• INFORMATION PROVIDED:
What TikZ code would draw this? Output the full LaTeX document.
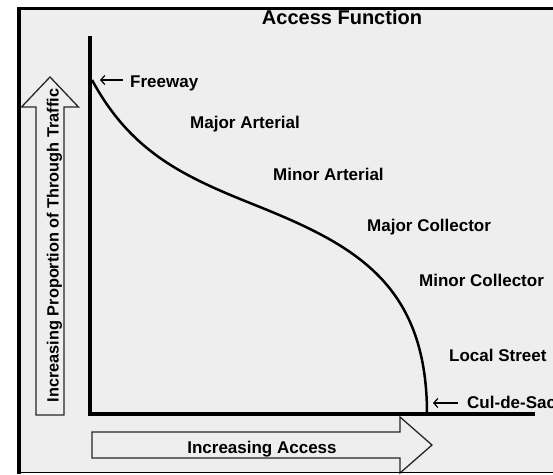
\documentclass[tikz,border=0pt]{standalone}
\usepackage{fontspec}
\setmainfont{Liberation Sans}
\usepackage{tikz}
\usetikzlibrary{arrows.meta}
\definecolor{bggray}{HTML}{EEEEEE}
\tikzstyle{lbl} = [font=\fontsize{17}{20}\selectfont\bfseries, inner sep=0pt, anchor=base west]
\tikzstyle{axis} = [line width=4pt]
\tikzstyle{blockarrow} = [draw=black!85, line width=1.3pt, fill=bggray, line join=miter]
\tikzstyle{pointer} = [line width=1.2pt, ->, >={Straight Barb[length=4pt,width=9pt]}]

\begin{document}
\begin{tikzpicture}[x=1pt, y=-1pt]
\useasboundingbox (0,0) rectangle (553,474);
\fill[white] (0,0) rectangle (553,474);
\fill[bggray] (19,8.5) rectangle (553,472.5);

% block arrows
\draw[blockarrow] (36,415) -- (64,415) -- (64,107) -- (78.5,107) -- (50,77) -- (21.5,107) -- (36,107) -- cycle;
\draw[blockarrow] (92,432) -- (400,432) -- (400,417) -- (432,445) -- (400,473) -- (400,458) -- (92,458) -- cycle;

% frame
\draw[line width=3.5pt] (19,474) -- (19,8.5) -- (553,8.5);
\draw[line width=1.5pt] (19,472.5) -- (553,472.5);

% axes and curve
\draw[axis] (90,36) -- (90,414) -- (535,414);
\coordinate (fwytip) at (100,80);
\coordinate (cdstip) at (433,403);
\draw[line width=2.5pt] (92,80) .. controls (130,150) and (180,175) .. (250,203)
  .. controls (350,243) and (427,280) .. (427,414);

% labels
\node (title) [font=\fontsize{20}{24}\selectfont\bfseries, inner sep=0pt, anchor=base] at (342,24) {Access Function};
\node (freeway) [lbl] at (130,87) {Freeway};
\node (majart) [lbl] at (190,128) {Major Arterial};
\node (minart) [lbl] at (273,180) {Minor Arterial};
\node (majcol) [lbl] at (367,231) {Major Collector};
\node (mincol) [lbl] at (419,286) {Minor Collector};
\node (local) [lbl] at (449,361) {Local Street};
\node (culdesac) [lbl] at (467,408) {Cul-de-Sac};
\node (access) [font=\fontsize{17}{20}\selectfont\bfseries, inner sep=0pt, anchor=base] at (262,453) {Increasing Access};
\node (through) [font=\fontsize{16.3}{20}\selectfont\bfseries, inner sep=0pt, anchor=base, rotate=90] at (58.5,245.5) {Increasing Proportion of Through Traffic};

\draw[pointer, shorten <=7pt] (fwytip -| freeway.west) -- (fwytip);
\draw[pointer, shorten <=9pt] (cdstip -| culdesac.west) -- (cdstip);

\end{tikzpicture}
\end{document}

• STATED GOAL: Your copy of the data above should match it exactly, except that pictures are left out.

• FULL OUTPUT:
What TikZ code would draw this? Output the full LaTeX document.
\documentclass[tikz,border=0pt]{standalone}
\usepackage{fontspec}
\setmainfont{Liberation Sans}
\usepackage{tikz}
\usetikzlibrary{arrows.meta}
\definecolor{bggray}{HTML}{EEEEEE}
\tikzstyle{lbl} = [font=\fontsize{17}{20}\selectfont\bfseries, inner sep=0pt, anchor=base west]
\tikzstyle{axis} = [line width=4pt]
\tikzstyle{blockarrow} = [draw=black!85, line width=1.3pt, fill=bggray, line join=miter]
\tikzstyle{pointer} = [line width=1.2pt, ->, >={Straight Barb[length=4pt,width=9pt]}]

\begin{document}
\begin{tikzpicture}[x=1pt, y=-1pt]
\useasboundingbox (0,0) rectangle (553,474);
\fill[white] (0,0) rectangle (553,474);
\fill[bggray] (19,8.5) rectangle (553,472.5);

% block arrows
\draw[blockarrow] (36,415) -- (64,415) -- (64,107) -- (78.5,107) -- (50,77) -- (21.5,107) -- (36,107) -- cycle;
\draw[blockarrow] (92,432) -- (400,432) -- (400,417) -- (432,445) -- (400,473) -- (400,458) -- (92,458) -- cycle;

% frame
\draw[line width=3.5pt] (19,474) -- (19,8.5) -- (553,8.5);
\draw[line width=1.5pt] (19,472.5) -- (553,472.5);

% axes and curve
\draw[axis] (90,36) -- (90,414) -- (535,414);
\coordinate (fwytip) at (100,80);
\coordinate (cdstip) at (433,403);
\draw[line width=2.5pt] (92,80) .. controls (130,150) and (180,175) .. (250,203)
  .. controls (350,243) and (427,280) .. (427,414);

% labels
\node (title) [font=\fontsize{20}{24}\selectfont\bfseries, inner sep=0pt, anchor=base] at (342,24) {Access Function};
\node (freeway) [lbl] at (130,87) {Freeway};
\node (majart) [lbl] at (190,128) {Major Arterial};
\node (minart) [lbl] at (273,180) {Minor Arterial};
\node (majcol) [lbl] at (367,231) {Major Collector};
\node (mincol) [lbl] at (419,286) {Minor Collector};
\node (local) [lbl] at (449,361) {Local Street};
\node (culdesac) [lbl] at (467,408) {Cul-de-Sac};
\node (access) [font=\fontsize{17}{20}\selectfont\bfseries, inner sep=0pt, anchor=base] at (262,453) {Increasing Access};
\node (through) [font=\fontsize{16.3}{20}\selectfont\bfseries, inner sep=0pt, anchor=base, rotate=90] at (58.5,245.5) {Increasing Proportion of Through Traffic};

\draw[pointer, shorten <=7pt] (fwytip -| freeway.west) -- (fwytip);
\draw[pointer, shorten <=9pt] (cdstip -| culdesac.west) -- (cdstip);

\end{tikzpicture}
\end{document}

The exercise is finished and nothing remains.